Developing the DLT network’s density

Meanwhile, Partior’s first solution is a DLT-based cross border payment network, tokenizing the correspondent banking model. The core of the network are large correspondent banks such as DBS, JP Morgan and StanChart, with other banks and clients connecting to make instant cross border payments, 24/7. This delivers the holy grail of allowing corporate treasurers to program money movements around the world precisely when they need to. While JP Morgan provides something similar with JPM Coin, it only works between JP Morgan accounts. Partior is a multi-bank solution that complements JP Morgan’s offering.

So far the network supports US dollars, Sing dollars and euros with several other currencies planned.

Additionally, Partior is working on other solutions, including FX payment versus payment (PvP) which it recently piloted, and intraday FX swaps.

As part of the scaling up process, Mr Valenbreder wants to increase the “network density”. This entails incorporating an international network of banks, branches, and currencies, which collectively will lead to increased transaction volumes. He likened this to the value of a mobile phone network, which is contingent on its density. For instance, if there are only two mobile subscribers making just one call per day, the network’s overall value is miniscule.

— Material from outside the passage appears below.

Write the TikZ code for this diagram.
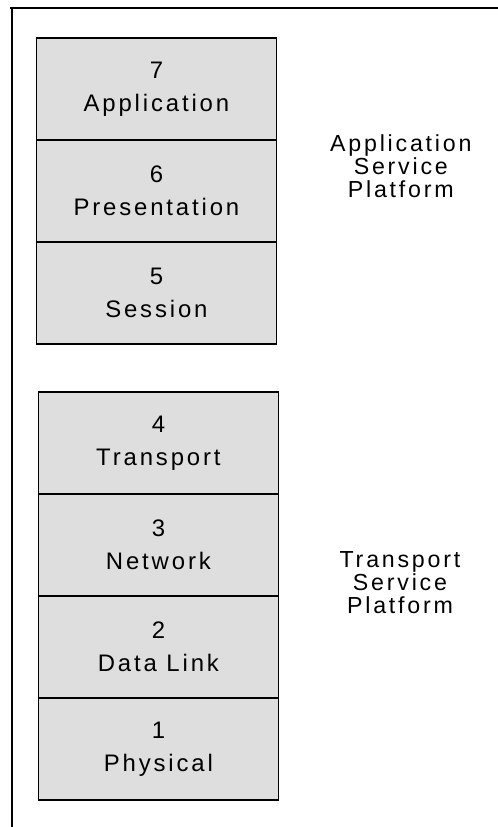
\documentclass[tikz,border=0pt]{standalone}
\usepackage{fontspec}
\setmainfont{Liberation Sans}[LetterSpace=12]
\usetikzlibrary{calc}
\usetikzlibrary{arrows,backgrounds,positioning,fit}

\tikzset{
  layerbox/.style={rectangle,minimum height=2.55cm,minimum width=6.0cm,fill=black!13,draw=black,line width=1.2pt,outer sep=0pt,align=center,font=\fontsize{17}{23.4}\selectfont},
  platform/.style={align=center,font=\fontsize{16.5}{16.3}\selectfont}
}

\begin{document}
\begin{tikzpicture}

\useasboundingbox (0,0) rectangle (12.45,-20.675);
\coordinate (LEFTCORNER) at (0,0);

%draw frame (only top and left side)
\draw[line width=1.2pt] ($(LEFTCORNER)+(0.25,-0.2)$) -- ++(12.2,0);
\draw[line width=1.2pt] ($(LEFTCORNER)+(0.3,-0.2)$) -- ++(0,-20.475);

%%%%%%%%%%%%%%%%%%%%%

%draw upper layers
\node[layerbox] at ($(LEFTCORNER)+(3.91,-2.225)$) (LAYER7) {7\\Application};
\node[layerbox,below=0pt of LAYER7] (LAYER6) {6\\Presentation};
\node[layerbox,below=0pt of LAYER6] (LAYER5) {5\\Session};

%%%%%%%

%draw lower layers
\node[layerbox] at ($(LEFTCORNER)+(3.96,-11.08)$) (LAYER4) {4\\Transport};
\node[layerbox,below=0pt of LAYER4] (LAYER3) {3\\Network};
\node[layerbox,below=0pt of LAYER3] (LAYER2) {2\\Data Link};
\node[layerbox,below=0pt of LAYER2] (LAYER1) {1\\Physical};

%%%%%%%%%%%%%%%%%%%
%draw platform labels

\node[platform] at ($(LEFTCORNER)+(10.02,-4.15)$) (APPPLATFORM) {Application\\Service\\Platform};
\node[platform] at ($(LEFTCORNER)+(10.0,-14.575)$) (TRANSPLATFORM) {Transport\\Service\\Platform};

%%%%%%%%%%%%%%%%%%%%%%

\end{tikzpicture}
\end{document}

Regarding the network expansion, the Partior CEO alluded to multiple potential announcements in the coming months, mentioning an expansion in the Middle East and Europe. He did not specify which jurisdictions.

New member banks?

More than a year ago we reported (based on sources) that Deutsche Bank was considering joining Partior. Mr Valenbreder also mentioned exploring a link with mBridge, the central bank cross border payments network. Within the Middle East, the UAE is one of the founding mBridge participants, and Saudi is also a new member.

Other planned currencies include the Brazilian Real, so the addition of one or two Brazilian banks is on the cards. Bruno Batavia is Director of Emerging Technology at Valor Capital, one of the Series B backers. He is also the former deputy project manager of DREX, Brazil’s CBDC initiative. While DREX is domestic, something like Partior could be a path to a future cross border initiative.

On that point, the Partior CEO sees a potential role for the company in acting as an orchestration and interoperability layer between multiple different DLT initiatives, some of which might be domestic and others cross border. Given geopolitical tensions, the fragmentation of global payment systems is inevitable, with mBridge leading the way. Hence, there is a need for interoperability. It’s notable that mBridge and the other BIS cross border payment initiative, Project Agorá, involve a different set of central banks.

Project Agorá as competition?

In fact, Partior’s vision of transforming correspondent banking using tokenization has been validated by Project Agorá, which also includes 41 private institutions. It’s one of the BIS’ largest innovation projects. From the outset, the intent is to produce a prototype that can potentially go further, rather than being purely experimental.

On the one hand, Partior is already in production. So is Agorá with its heavyweight membership a competitor?

“There are very few live infrastructures that have proven to be able to do what we do,” said the Partior CEO. “So I think that we could be part of the solution instead of a competitor to Agorá.”